Nursing Students Promote Bone Marrow Donation Campaign

It was a long shot, but Kaylee Boehme swabbed the inside of her cheek anyway, collecting her DNA for “Be the Match,” the national bone-marrow donation registry. Just one of every 430 volunteers is selected to donate.

“I really hope it’s me,” Boehme, a sophomore, said.

A student swabs her cheek to collect a DNA sample.The odds are even longer for a person in need of a marrow or stem-cell transplant. Though the procedure can cure more than 80 genetic diseases, including leukemia, 70 percent of all patients in need of a transplant do not have a genetic match in their family. Half never get a transplant.

To raise awareness of the issue, students at Penn State’s Behrend and University Park campuses held donor registry drives on Oct. 24-27. The Behrend effort was sponsored by the Behrend Student Nurse organization.

The average community event adds 25 volunteers to the donor database, according to the National Marrow Donor Program. The Penn State Behrend event added 164.

College campuses are an ideal site for registry drives, according to the National Marrow Donor Program, which maintains the “Be the Match” registry. Donors’ blood type doesn’t matter, but their age does: Most transplant doctors prefer to work with donors between the ages of 18 and 44.

To register, volunteers answer a few questions and then use a cheek swab to collect a cell sample. For most, it takes no longer than voting.

“It’s a simple process, but it’s super-important,” said Samantha Stauffer, a junior in Penn State Behrend’s Bachelor of Science nursing program. She helped at the registration table, outside Bruno’s Café in the Reed Union Building. “The more people we can sign up, the higher the chances are that we’ll be able to help somebody.”

The “Be the Match” registry now includes 13.5 million names. Another 225,000 volunteers have offered to donate umbilical cord blood, a valuable source for stem-cell transplants.

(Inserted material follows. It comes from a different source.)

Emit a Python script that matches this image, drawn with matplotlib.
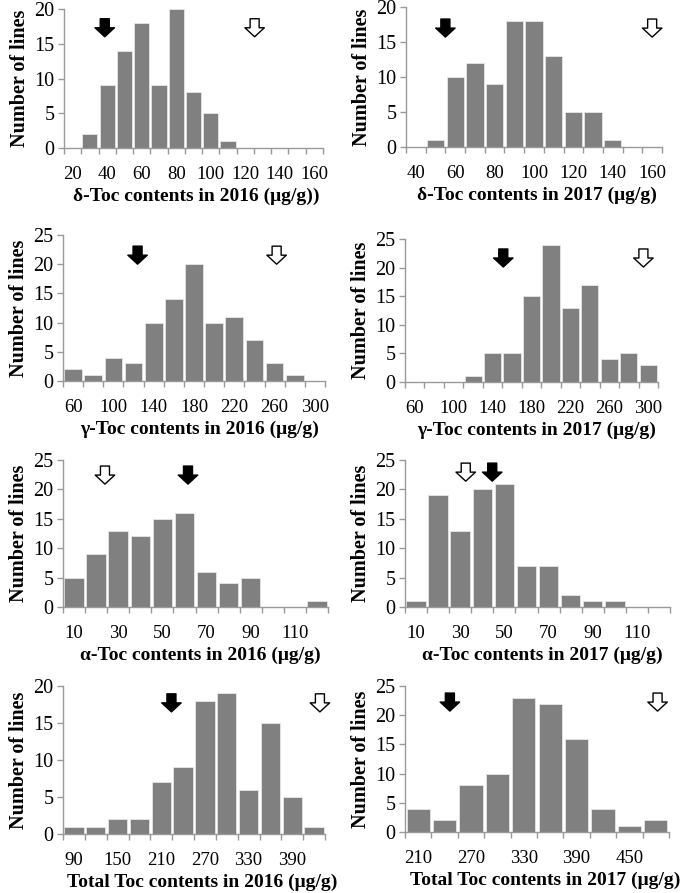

Most will never be called on to donate. One in 40 registry members is contacted for additional information, according to the National Marrow Donor Program. Just one in 300 will be selected as a possible match.

Changes in the patient’s condition often complicate the process. Only one of every 430 would-be donors actually gives marrow, typically through a blood-draw process called peripheral blood stem-cell donation.

“A lot of people think it’s a painful, invasive thing,” said Alison Walsh, a lecturer in nursing at Penn State Behrend. “It isn’t. It’s a lot like giving blood.”

The “Be the Match” registry leads to nearly 6,400 transplants every year. Donors can register online, at join.bethematch.org, or at a community registration event.

As she watched students register, Walsh, who helped to coordinate the Behrend event, thought of a patient she once worked with on a cancer ward, a woman who had leukemia and died before she found a match.

“I think of her a lot,” Walsh said. “She did everything we asked of her, but it wasn’t enough.

“I hope she’s looking down at us today,” she said. “I think this would make her smile.”